As a postgraduate student he enjoys the privileges of a large pleasant room with a comfortable seating area, to which he has added brightly colored silk bolsters, a Kashmiri carpet and Madhubani paintings to create a cozy feeling of home. The windows of his room look out on a peaceful communal garden with stone benches dappled with the shade of plane trees. There is a kindly patriarchal air about Samaresh, and his room has become the gathering place for the Indian students of Cambridge.
Most Indian students, I find, do not socialize with the English. They stay glued to academics and rarely venture outside their rooms or study halls. The class and cultural differences create some awkwardness, as well. English students bond through sports and extracurricular activities. Cambridge attracts scholars of exceptional merit from around the world. It is also the wealthiest university in Europe and funded almost entirely by endowments. The majority of Cambridge students are sons of English aristocracy or landed gentry who take university education for granted. For them it is simply a rite of passage and not a life raft—like it is for some of us.

CHAPTER

22

Samaresh had a crackling log fire going and two braziers for added warmth. With plenty of sweet cardamom tea and arrowroot biscuits to go around, a nostalgic mood prevailed among the Bengali students gathered in his room. One of them pulled out the harmonium and started singing a popular song. Another accompanied him with a tabla beat drummed on a wooden desk. When several voices joined in a rousing chorus, there was hardly a dry eye left in the room. A sentimental song about rivers, heartbreak and monsoon skies never failed to stir up a deep longing for home.

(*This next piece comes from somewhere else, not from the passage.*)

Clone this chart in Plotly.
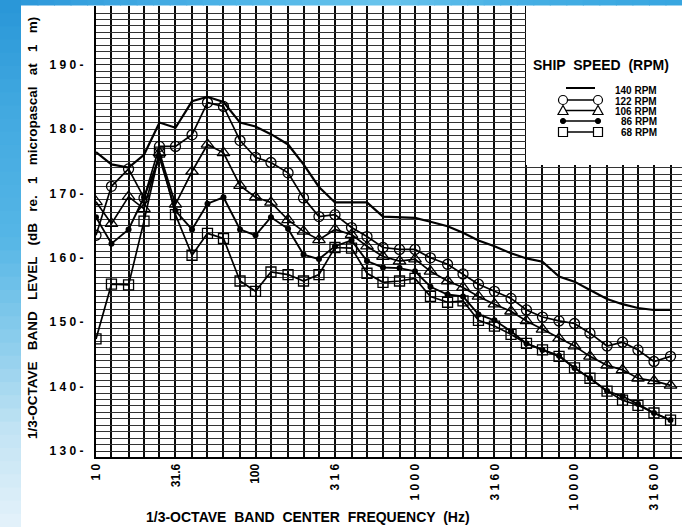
import math
import plotly.graph_objects as go

# ---------------- data ----------------
freqs = [10, 12.5, 16, 20, 25, 31.5, 40, 50, 63, 80, 100, 125, 160, 200, 250, 315,
         400, 500, 630, 800, 1000, 1250, 1600, 2000, 2500, 3150, 4000, 5000, 6300,
         8000, 10000, 12500, 16000, 20000, 25000, 31500, 40000]

rpm140 = [176.4, 174.5, 174.0, 176.0, 181.0, 180.2, 184.3, 185.0, 184.2, 181.0, 180.4,
          179.2, 177.6, 174.5, 171.0, 168.6, 168.6, 168.6, 166.4, 166.3, 166.2, 165.6,
          164.9, 163.9, 162.7, 161.8, 160.7, 159.9, 159.4, 157.1, 156.3, 155.0, 153.6,
          152.8, 152.2, 151.9, 151.9]
rpm122 = [163.5, 171.1, 173.8, 169.3, 177.3, 177.3, 179.1, 184.1, 183.5, 178.2, 175.6,
          174.8, 173.2, 169.3, 166.4, 166.7, 164.7, 163.3, 161.6, 161.3, 161.3, 160.0,
          159.0, 157.5, 155.9, 154.8, 153.7, 151.9, 150.8, 150.2, 149.8, 148.3, 146.3,
          146.9, 145.7, 143.9, 144.7]
rpm106 = [168.7, 165.3, 169.5, 167.6, 176.3, 168.3, 173.4, 177.6, 176.3, 171.2, 169.4,
          168.6, 165.9, 164.1, 162.8, 164.4, 163.6, 161.8, 160.2, 159.5, 159.8, 157.9,
          156.4, 155.4, 154.0, 152.8, 151.7, 150.2, 148.9, 147.5, 146.3, 144.7, 143.3,
          142.6, 141.3, 140.9, 140.2]
rpm86 = [166.3, 162.2, 164.4, 169.4, 175.6, 167.3, 164.4, 168.4, 169.4, 164.4, 163.5,
         166.3, 164.5, 160.5, 159.8, 161.8, 162.7, 159.5, 158.5, 158.4, 157.9, 155.5,
         154.3, 154.0, 151.2, 150.3, 148.6, 146.7, 145.7, 144.8, 142.9, 141.3, 139.3,
         138.5, 137.3, 135.9, 134.8]
rpm68 = [147.4, 155.9, 155.8, 165.7, 176.4, 166.7, 160.4, 163.8, 163.0, 156.4, 154.8,
         157.8, 157.4, 156.4, 157.4, 161.6, 161.5, 157.6, 156.2, 156.4, 156.8, 154.0,
         153.1, 153.3, 150.3, 149.4, 148.1, 146.7, 145.7, 144.7, 142.9, 141.3, 139.3,
         137.9, 137.1, 135.9, 134.8]

series_names = ["140 RPM", "122 RPM", "106 RPM", "86 RPM", "68 RPM"]

x_tickvals = [10, 31.6, 100, 316, 1000, 3160, 10000, 31600]
x_ticktext = ["1 0", "31.6", "100", "3 1 6", "1 0 0 0", "3 1 6 0", "1 0 0 0 0", "3 1 6 0 0"]
y_tickvals = [130, 140, 150, 160, 170, 180, 190]
y_ticktext = ["1 3 0 -", "1 4 0 -", "1 5 0 -", "1 6 0 -", "1 7 0 -", "1 8 0 -", "1 9 0 -"]

x_title = "1/3-OCTAVE  BAND  CENTER  FREQUENCY  (Hz)"
y_title = "1/3-OCTAVE   BAND   LEVEL   (dB   re.   1   micropascal   at   1   m)"
legend_title = "SHIP  SPEED  (RPM)"

# ---------------- layout geometry ----------------
W, H = 682, 527
ML, MR, MT, MB = 96, 0, 6, 70
PW, PH = W - ML - MR, H - MT - MB
PX_PER_DECADE = 159.5


def px(x):
    return (x - ML) / PW


def py(y):
    return (H - MB - y) / PH


FONT = "Liberation Sans, Arial, sans-serif"

fig = go.Figure()

styles = [
    dict(mode="lines", line=dict(color="black", width=2.2)),
    dict(mode="lines+markers", line=dict(color="black", width=1.7),
         marker=dict(symbol="circle-open", size=10, color="black", line=dict(width=1.3))),
    dict(mode="lines+markers", line=dict(color="black", width=1.7),
         marker=dict(symbol="triangle-up-open", size=11, color="black", line=dict(width=1.3))),
    dict(mode="lines+markers", line=dict(color="black", width=1.9),
         marker=dict(symbol="circle", size=6, color="black")),
    dict(mode="lines+markers", line=dict(color="black", width=1.7),
         marker=dict(symbol="square-open", size=10, color="black", line=dict(width=1.3))),
]
for name, ys, st in zip(series_names, [rpm140, rpm122, rpm106, rpm86, rpm68], styles):
    fig.add_trace(go.Scatter(x=freqs, y=ys, name=name, showlegend=False, **st))

shapes = []


def lerp_color(stops, t):
    for (t0, c0), (t1, c1) in zip(stops[:-1], stops[1:]):
        if t0 <= t <= t1:
            f = (t - t0) / (t1 - t0) if t1 > t0 else 0
            c = [round(a + (b - a) * f) for a, b in zip(c0, c1)]
            return "rgb(%d,%d,%d)" % tuple(c)
    return "rgb(%d,%d,%d)" % stops[-1][1]


# left blue strip (vertical gradient)
left_stops = [(0.0, (40, 150, 215)), (0.2, (65, 168, 224)), (0.45, (85, 182, 230)),
              (0.65, (140, 205, 236)), (0.82, (195, 228, 244)), (1.0, (228, 242, 250))]
NB = 40
for k in range(NB):
    y0 = H * k / NB
    y1 = H * (k + 1) / NB + 1
    shapes.append(dict(type="rect", xref="paper", yref="paper", layer="below",
                       x0=px(0), x1=px(21), y0=py(y1), y1=py(y0),
                       fillcolor=lerp_color(left_stops, (k + 0.5) / NB), line=dict(width=0)))
# top blue strip (horizontal gradient)
top_stops = [(0.0, (45, 152, 218)), (0.35, (80, 182, 232)), (0.55, (105, 196, 236)),
             (0.75, (70, 175, 228)), (1.0, (55, 165, 224))]
for k in range(NB):
    x0 = 21 + (W - 21) * k / NB
    x1 = 21 + (W - 21) * (k + 1) / NB + 1
    shapes.append(dict(type="rect", xref="paper", yref="paper", layer="below",
                       x0=px(x0), x1=px(x1), y0=py(5.5), y1=py(0),
                       fillcolor=lerp_color(top_stops, (k + 0.5) / NB), line=dict(width=0)))

# legend box (white panel covering the grid)
shapes.append(dict(type="rect", xref="paper", yref="paper", layer="above",
                   x0=px(526), x1=px(W + 2), y0=py(165), y1=py(6),
                   fillcolor="white", line=dict(width=0)))

key_rows = [88, 100, 110.5, 121, 132]
key_x0, key_x1 = 563, 598
key_syms = [None, "circle", "triangle", "dot", "square"]
for row, sym in zip(key_rows, key_syms):
    if sym is None:
        lx0, lx1, lw = key_x0 + 3, key_x1 - 3, 2
    else:
        lx0, lx1, lw = key_x0, key_x1, 1.6
    shapes.append(dict(type="line", xref="paper", yref="paper", layer="above",
                       x0=px(lx0), x1=px(lx1), y0=py(row), y1=py(row),
                       line=dict(color="black", width=lw)))
    for cx in (key_x0, key_x1):
        base = dict(xref="paper", yref="paper", layer="above", xsizemode="pixel",
                    ysizemode="pixel", xanchor=px(cx), yanchor=py(row))
        if sym == "circle":
            shapes.append(dict(type="circle", x0=-4.5, x1=4.5, y0=-4.5, y1=4.5,
                               fillcolor="white", line=dict(color="black", width=1.2), **base))
        elif sym == "triangle":
            shapes.append(dict(type="path", path="M -5,-4 L 5,-4 L 0,5 Z",
                               fillcolor="white", line=dict(color="black", width=1.2), **base))
        elif sym == "dot":
            shapes.append(dict(type="circle", x0=-2.6, x1=2.6, y0=-2.6, y1=2.6,
                               fillcolor="black", line=dict(color="black", width=1), **base))
        elif sym == "square":
            shapes.append(dict(type="rect", x0=-4.5, x1=4.5, y0=-4.5, y1=4.5,
                               fillcolor="white", line=dict(color="black", width=1.2), **base))

annotations = [
    dict(text=y_title, xref="paper", yref="paper", x=px(33), y=py(228), textangle=-90,
         showarrow=False, xanchor="center", yanchor="middle",
         font=dict(family=FONT, size=13.5, color="black", weight="bold")),
    dict(text=x_title, xref="paper", yref="paper", x=px(308), y=py(517),
         showarrow=False, xanchor="center", yanchor="middle",
         font=dict(family=FONT, size=14, color="black", weight="bold")),
    dict(text=legend_title, xref="paper", yref="paper", x=px(531), y=py(65),
         showarrow=False, xanchor="left", yanchor="middle",
         font=dict(family=FONT, size=14, color="black", weight="bold")),
]
label_rows = [90.5, 101.5, 111.5, 121.5, 132]
for name, row in zip(series_names, label_rows):
    annotations.append(dict(text=name, xref="paper", yref="paper", x=px(659), y=py(row),
                            showarrow=False, xanchor="right", yanchor="middle",
                            font=dict(family=FONT, size=10, color="black", weight="bold")))

fig.update_layout(
    width=W, height=H,
    margin=dict(l=ML, r=MR, t=MT, b=MB, pad=0),
    paper_bgcolor="white", plot_bgcolor="white",
    shapes=shapes, annotations=annotations, showlegend=False,
    font=dict(family=FONT, color="black"),
)
fig.update_xaxes(
    type="log", range=[1, 1 + PW / PX_PER_DECADE],
    tickmode="array", tickvals=x_tickvals, ticktext=x_ticktext, tickangle=-90,
    ticks="", showgrid=False, zeroline=False,
    showline=True, linecolor="black", linewidth=2,
    tickfont=dict(family=FONT, size=12, color="black", weight="bold"),
    minor=dict(tickmode="array", tickvals=freqs + [50000], showgrid=True,
               gridcolor="#0a0a0a", gridwidth=1.6, ticks=""),
)
fig.update_yaxes(
    range=[129.07, 199.1],
    tickmode="array", tickvals=y_tickvals, ticktext=y_ticktext,
    ticks="", ticklabelstandoff=8, showgrid=True, gridcolor="#2a2a2a", gridwidth=1.3,
    zeroline=False, showline=True, linecolor="black", linewidth=2,
    tickfont=dict(family=FONT, size=12, color="black", weight="bold"),
    minor=dict(dtick=1, showgrid=True, gridcolor="#333333", gridwidth=1.2, ticks=""),
)

fig.write_html("out.html")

Later the conversation turned, as it invariably did with Bengalis, to politics.

“The English people have a superiority complex,” declared Ram, a third-year medical student. “They think they can rule the world just because they are white.”

Samaresh thoughtfully stroked his well-tended moustache. He sat in a half-lotus position, one arm draped over a raised knee like a maharaja. “It’s more than being white,” he said in his sonorous voice. “The English know how to manipulate minds.”